O yerde, Zekeriyya (a.s.) Rabbine dua etti. Neden “Hunalike” buyruldu? Bu yer Meryem (a.s.)’ın hürmetine şereflendi anlamına gelir. Zekeriyya gidip başka bir yerde dua etmedi, lâkin Cenâb-ı Hakkın Meryem (a.s.)’a ikram ettiğe yerde “Ey Rabbim bana zürriyet ver” diye dua etti. Bu yer ilahi görünüşte uygundur ve oraya Meryem (a.s.) hürmetine rahmet iniyor anlamına gelir.

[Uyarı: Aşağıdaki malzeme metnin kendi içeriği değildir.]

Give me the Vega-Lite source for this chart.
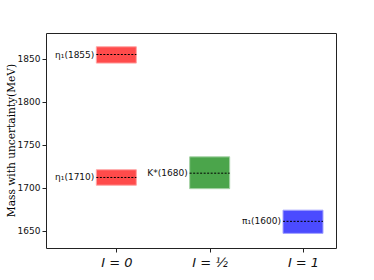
{
  "$schema": "https://vega.github.io/schema/vega-lite/v6.json",
  "width": 290,
  "height": 215,
  "autosize": {"type": "none"},
  "padding": {"left": 46, "top": 33, "right": 38, "bottom": 32},
  "background": "white",
  "config": {
    "view": {"stroke": "#222", "strokeWidth": 1},
    "axis": {"grid": false, "domain": false, "tickColor": "#222", "tickSize": 4, "labelColor": "#111", "labelFont": "DejaVu Sans", "labelFontSize": 9, "labelPadding": 2}
  },
  "data": {
    "values": [
      {"I": 0, "name": "η₁(1855)", "mass": 1855, "low": 1845, "high": 1864, "group": "0"},
      {"I": 0, "name": "η₁(1710)", "mass": 1712, "low": 1703, "high": 1721, "group": "0"},
      {"I": 0.5, "name": "K*(1680)", "mass": 1717, "low": 1699, "high": 1736, "group": "1/2"},
      {"I": 1, "name": "π₁(1600)", "mass": 1661, "low": 1647, "high": 1674, "group": "1"}
    ]
  },
  "encoding": {
    "x": {
      "field": "I", "type": "quantitative",
      "scale": {"domain": [-0.35, 1.15], "nice": false, "zero": false},
      "axis": {"values": [0, 0.5, 1], "title": null, "labelFontSize": 13, "labelFontStyle": "italic", "labelPadding": 4,
        "labelExpr": "datum.value == 0 ? 'I = 0' : (datum.value == 0.5 ? 'I = ½' : 'I = 1')"}
    }
  },
  "layer": [
    {
      "mark": {"type": "bar", "size": 40, "opacity": 0.7, "strokeWidth": 1},
      "encoding": {
        "y": {"field": "low", "type": "quantitative",
          "scale": {"domain": [1630, 1880], "nice": false, "zero": false},
          "axis": {"values": [1650, 1700, 1750, 1800, 1850], "format": "d", "title": "Mass with uncertainty(MeV)", "titleFont": "DejaVu Serif", "titleFontWeight": "normal", "titleFontSize": 10.6, "titleColor": "#000", "titlePadding": 1, "titleY": 107}},
        "y2": {"field": "high"},
        "fill": {"field": "group", "type": "nominal", "scale": {"domain": ["0", "1/2", "1"], "range": ["#ff0000", "#008000", "#0000ff"]}, "legend": null},
        "stroke": {"field": "group", "type": "nominal", "scale": {"domain": ["0", "1/2", "1"], "range": ["#ff8080", "#80c080", "#8080ff"]}, "legend": null}
      }
    },
    {
      "mark": {"type": "rule", "xOffset": -20, "x2Offset": 20, "strokeDash": [2, 1.5], "strokeWidth": 1, "color": "#000"},
      "encoding": {
        "x2": {"field": "I"},
        "y": {"field": "mass", "type": "quantitative"}
      }
    },
    {
      "mark": {"type": "text", "align": "right", "baseline": "middle", "dx": -22, "fontSize": 9, "font": "DejaVu Sans", "color": "#111"},
      "encoding": {
        "y": {"field": "mass", "type": "quantitative"},
        "text": {"field": "name"}
      }
    }
  ]
}
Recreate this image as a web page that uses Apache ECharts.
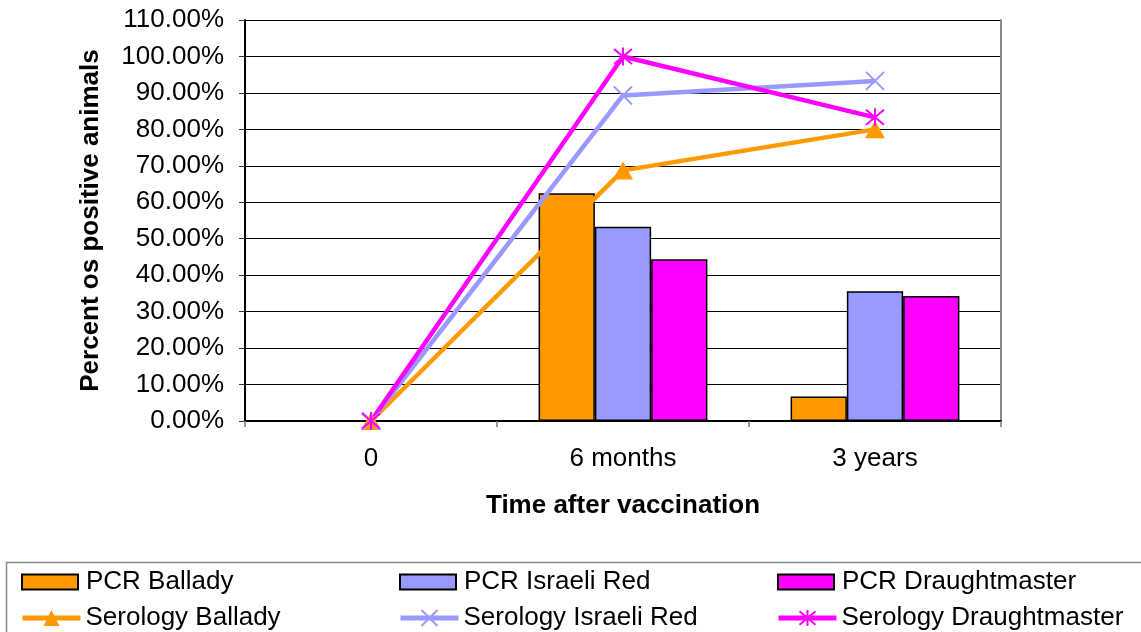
<!DOCTYPE html>
<html>
<head>
<meta charset="utf-8">
<script src="https://cdn.jsdelivr.net/npm/echarts@6/dist/echarts.min.js"></script>
<style>
  html, body { margin: 0; padding: 0; background: #fff; }
  #chart { width: 1141px; height: 632px; }
</style>
</head>
<body>
<div id="chart"></div>
<script>
// Time points after vaccination
const categories = ['0', '6 months', '3 years'];

// PCR results (percent of positive animals)
const pcrBallady = [0, 62.5, 6.7];
const pcrIsraeliRed = [0, 53.3, 35.6];
const pcrDraughtmaster = [0, 44.4, 34.3];

// Serology results (percent of positive animals)
const serBallady = [0, 68.75, 80];
const serIsraeliRed = [0, 89.3, 93.3];
const serDraughtmaster = [0, 100, 83.3];

// Y axis range and step (percent)
const yMin = 0, yMax = 110, yStep = 10;

const ORANGE = '#FF9900', BLUE = '#9999FF', MAGENTA = '#FF00FF';
const FONT = "'Liberation Sans', Arial, sans-serif";

const crossPath = 'path://M0,0L10,10M0,10L10,0';
const starPath = 'path://M0,0L10,10M0,10L10,0M5,-1L5,11';

function barSeries(name, data, color) {
  return {
    name, type: 'bar', data,
    barGap: '0%', barCategoryGap: '33%',
    itemStyle: { color, borderColor: '#000', borderWidth: 1.5 }
  };
}

function lineSeries(name, data, color, symbol, size, stroked) {
  return {
    name, type: 'line', data, symbol, symbolSize: size,
    lineStyle: { color, width: 4.5 },
    itemStyle: stroked
      ? { color: 'rgba(0,0,0,0)', borderColor: color, borderWidth: 2 }
      : { color, borderWidth: 0 },
    z: 3
  };
}

// one legend entry per cell of the 3 x 2 key
function barLegend(name, left) {
  return {
    left, top: 564, height: 40, itemWidth: 56, itemHeight: 15,
    selectedMode: false,
    textStyle: { fontFamily: FONT, fontSize: 26, color: '#000', padding: [0, 0, 0, 3] },
    data: [{ name, icon: 'rect' }]
  };
}
function lineLegend(name, left) {
  return {
    left, top: 600, height: 40, itemWidth: 58, itemHeight: 20,
    selectedMode: false,
    textStyle: { fontFamily: FONT, fontSize: 26, color: '#000', padding: 0 },
    lineStyle: { width: 5 },
    data: [name]
  };
}

const chart = echarts.init(document.getElementById('chart'), null, { renderer: 'canvas' });
chart.setOption({
  backgroundColor: '#fff',
  animation: false,
  textStyle: { fontFamily: FONT },
  grid: { left: 245, right: 140, top: 20, bottom: 211, show: false },
  legend: [
    barLegend('PCR Ballady', 16),
    barLegend('PCR Israeli Red', 394),
    barLegend('PCR Draughtmaster', 772),
    lineLegend('Serology Ballady', 15),
    lineLegend('Serology Israeli Red', 393),
    lineLegend('Serology Draughtmaster', 771)
  ],
  xAxis: {
    type: 'category', data: categories,
    axisLine: { show: true, lineStyle: { color: '#000', width: 2 } },
    axisTick: { show: true, length: 6, interval: 0, lineStyle: { color: '#777', width: 1.5 } },
    axisLabel: { fontFamily: FONT, fontSize: 26, color: '#000', margin: 25 },
    name: 'Time after vaccination', nameLocation: 'middle', nameGap: 72,
    nameTextStyle: { fontFamily: FONT, fontSize: 26, fontWeight: 'bold', color: '#000' }
  },
  yAxis: [{
    type: 'value', min: yMin, max: yMax, interval: yStep,
    axisLine: { show: true, lineStyle: { color: '#000', width: 2 } },
    axisTick: { show: true, length: 6, lineStyle: { color: '#333', width: 1 } },
    axisLabel: { fontFamily: FONT, fontSize: 26, color: '#000', margin: 21,
      formatter: v => v.toFixed(2) + '%' },
    splitLine: { show: true, lineStyle: { color: '#000', width: 1 } },
    name: 'Percent os positive animals', nameLocation: 'middle', nameRotate: 90, nameGap: 141,
    nameTextStyle: { fontFamily: FONT, fontSize: 26, fontWeight: 'bold', color: '#000' }
  }, {
    type: 'value', position: 'right', min: 0, max: 1,
    axisLine: { show: true, lineStyle: { color: '#888', width: 2 } },
    axisTick: { show: false }, axisLabel: { show: false }, splitLine: { show: false }
  }],
  series: [
    barSeries('PCR Ballady', pcrBallady, ORANGE),
    barSeries('PCR Israeli Red', pcrIsraeliRed, BLUE),
    barSeries('PCR Draughtmaster', pcrDraughtmaster, MAGENTA),
    lineSeries('Serology Ballady', serBallady, ORANGE, 'triangle', [20, 18], false),
    lineSeries('Serology Israeli Red', serIsraeliRed, BLUE, crossPath, 18, true),
    lineSeries('Serology Draughtmaster', serDraughtmaster, MAGENTA, starPath, 18, true)
  ],
  graphic: [{
    type: 'rect', left: 4, top: 560, silent: true,
    shape: { width: 1160, height: 100 },
    style: { fill: 'none', stroke: '#888', lineWidth: 1.5 }
  }]
});
</script>
</body>
</html>
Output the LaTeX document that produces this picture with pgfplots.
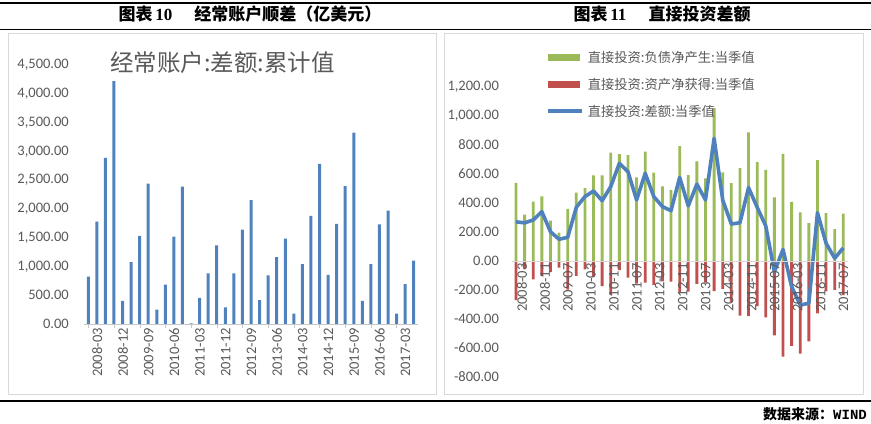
\documentclass[border=0pt]{standalone}
\usepackage{pgfplots}
\usepackage{pgfplotstable}
\pgfplotsset{compat=1.18}
\usepackage{fontspec}
\setmainfont{Carlito}
\newfontfamily\cjk{Noto Sans CJK SC}
\newfontfamily\tnr{Liberation Serif}
\newfontfamily\mono{Liberation Mono}
\definecolor{tg}{HTML}{595959}
\definecolor{barblue}{HTML}{4F81BD}
\definecolor{bargreen}{HTML}{9BBB59}
\definecolor{barred}{HTML}{C0504D}
\definecolor{bordergray}{HTML}{D9D9D9}

\pgfplotstableread{
x v
0 825
1 1780
2 2888
3 4220
4 401
5 1076
6 1529
7 2441
8 250
9 686
10 1517
11 2388
12 10
13 453
14 878
15 1366
16 291
17 878
18 1640
19 2153
20 413
21 843
22 1163
23 1483
24 180
25 1041
26 1878
27 2782
28 855
29 1738
30 2394
31 3324
32 401
33 1041
34 1733
35 1968
36 180
37 692
38 1099
}\ca

\pgfplotstableread{
x g r d
0 539 -269 270
3 319 -56 263
6 409 -126 283
9 445 -105 340
12 279 -77 202
15 196 -46 150
18 360 -197 163
21 472 -102 370
24 502 -58 444
27 590 -107 483
30 590 -174 416
33 748 -235 513
36 737 -63 674
39 731 -115 616
42 577 -156 421
45 754 -149 605
48 609 -165 444
51 515 -140 375
54 490 -143 347
57 792 -215 577
60 592 -212 380
63 687 -157 530
66 570 -149 421
69 1054 -208 846
72 612 -192 420
75 537 -282 255
78 641 -377 264
81 887 -381 506
84 682 -312 370
87 629 -388 241
90 439 -513 -74
93 739 -659 80
96 408 -585 -177
99 336 -639 -303
102 262 -554 -292
105 695 -362 333
108 331 -209 122
111 219 -200 19
114 326 -236 90
}\fdi

\begin{document}
\begin{tikzpicture}
\useasboundingbox (0bp,0bp) rectangle (871bp,424bp);
\draw[line width=1.3bp] (0bp,421bp) -- (871bp,421bp);
\draw[line width=1.3bp] (0bp,394.5bp) -- (871bp,394.5bp);
\draw[line width=1.3bp] (0bp,23bp) -- (871bp,23bp);
\draw[bordergray, line width=0.9bp] (8bp,30bp) rectangle (436bp,391bp);
\draw[bordergray, line width=0.9bp] (444bp,30bp) rectangle (863bp,391bp);
\node[anchor=center, inner sep=0pt, font=\fontsize{17bp}{19bp}\selectfont] at (250bp,409.5bp)
  {{\cjk\bfseries 图表}\,{\tnr\bfseries 10}\hspace{1.3em}{\cjk\bfseries 经常账户顺差（亿美元）}};
\node[anchor=center, inner sep=0pt, font=\fontsize{17bp}{19bp}\selectfont] at (662bp,409.5bp)
  {{\cjk\bfseries 图表}\,{\tnr\bfseries 11}\hspace{1.3em}{\cjk\bfseries 直接投资差额}};
\node[anchor=east, inner sep=0pt, font=\fontsize{14bp}{16bp}\selectfont] at (867bp,10bp)
  {{\cjk\bfseries 数据来源：}{\mono\bfseries WIND}};
\node[anchor=west, inner sep=0pt, text=tg, font=\cjk\fontsize{23.5bp}{27bp}\selectfont] at (110bp,361bp)
  {经常账户:差额:累计值};

\begin{axis}[
  at={(84bp,100bp)}, anchor=south west, scale only axis,
  width=334bp, height=259bp,
  xmin=-0.5, xmax=38.5, ymin=0, ymax=4500,
  axis x line=bottom, axis y line=left, axis line style={-},
  y axis line style={draw=none}, x axis line style={draw=bordergray!80!gray},
  ytick={0,500,...,4500},
  xtick={0,3,...,36},
  xticklabels={2008-03,2008-12,2009-09,2010-06,2011-03,2011-12,2012-09,2013-06,2014-03,2014-12,2015-09,2016-06,2017-03},
  tick label style={text=tg, font=\fontsize{14.5bp}{16bp}\selectfont},
  /pgf/number format/assume math mode=true,
  /pgf/number format/fixed, /pgf/number format/fixed zerofill,
  /pgf/number format/precision=2, /pgf/number format/1000 sep={,},
  yticklabel style={inner xsep=0pt, xshift=-11bp},
  xticklabel style={rotate=90, anchor=east, inner sep=0pt, yshift=-9bp},
  ytick style={draw=none}, xtick style={draw=bordergray!80!gray},
  tick align=outside, major tick length=4bp,
]
\addplot[ybar, bar width=3bp, bar shift=0pt, fill=barblue, draw=none] table[x=x,y=v] {\ca};
\end{axis}

\begin{axis}[
  at={(511.7bp,47bp)}, anchor=south west, scale only axis,
  width=335.9bp, height=290bp,
  xmin=-1.5, xmax=115.5, ymin=-800, ymax=1200,
  axis on top,
  axis x line=middle, axis y line=left, axis line style={-},
  hide obscured x ticks=false,
  y axis line style={draw=none}, x axis line style={draw=bordergray},
  ytick={-800,-600,...,1200},
  xtick={0,8,...,112},
  xticklabels={2008-03,2008-11,2009-07,2010-03,2010-11,2011-07,2012-03,2012-11,2013-07,2014-03,2014-11,2015-07,2016-03,2016-11,2017-07},
  tick label style={text=tg, font=\fontsize{14.5bp}{16bp}\selectfont},
  /pgf/number format/assume math mode=true,
  /pgf/number format/fixed, /pgf/number format/fixed zerofill,
  /pgf/number format/precision=2, /pgf/number format/1000 sep={,},
  yticklabel style={inner xsep=0pt, xshift=-10.5bp},
  xticklabel style={rotate=90, anchor=east, inner sep=0pt, yshift=-6bp},
  ytick style={draw=none}, xtick style={draw=none},
  legend style={at={(rel axis cs:0.102,1.13)}, anchor=north west, draw=none, fill=none,
    inner sep=0pt, row sep=10bp, font=\cjk\fontsize{13.3bp}{15bp}\selectfont, text=tg,
    nodes={inner xsep=4bp}},
  legend cell align=left,
]
\addplot[ybar, bar width=2.8bp, bar shift=0pt, fill=bargreen, draw=none,
  legend image code/.code={\fill[bargreen] (0bp,-3.5bp) rectangle (32bp,3.5bp);}]
  table[x=x,y=g] {\fdi};
\addlegendentry{直接投资:负债净产生:当季值}
\addplot[ybar, bar width=2.8bp, bar shift=0pt, fill=barred, draw=none,
  legend image code/.code={\fill[barred] (0bp,-3.5bp) rectangle (32bp,3.5bp);}]
  table[x=x,y=r] {\fdi};
\addlegendentry{直接投资:资产净获得:当季值}
\addplot[sharp plot, no markers, barblue, line width=3.6bp, line join=round,
  legend image code/.code={\draw[barblue, line width=3.6bp] (0bp,0bp) -- (34bp,0bp);}]
  table[x=x,y=d] {\fdi};
\addlegendentry{直接投资:差额:当季值}
\end{axis}
\end{tikzpicture}
\end{document}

Ey Vehhabiler, neden insanların mübarek bir yere gitmelerine mani oluyorsunuz? Yerin mübarekliği mekandan değil, lâkin orada bulunmuş olan kimseden dolayıdır. Lâkin onlar akılsız insanlardır, onlar mübarek yerleri yıkarlar. Yahudiler bile yıkmadı, Hıristiyanlar bile kutsal yerlerini yıkmadılar. Bu Vehhabiler ve Selefiler nereden çıktılar da mübarek yerleri yıkıyorlar? Şereful mekan bil mekin (bir mekanın şerefi o mekanda yaşayanlarladır). Subhanallah! Benim Arapçam da zayıftır İngilizcem de olduğu gibi, lâkin siz anlamalısınız. O size anlamanızı sağlar.Elhamdülillah.

Ey insanlar, enbiyaların ve evliyaların yollarını tutun, kalplerinizde onların sevgilerini tutun. Onların adımlarını ve nasihatlerini tutun. O zaman burada ve buradan sonra mutlu olursunuz. Cenâb-ı Hak bizi affeylesin. Subhane Rabbike Rabbil İzzetti Amme Yessifun.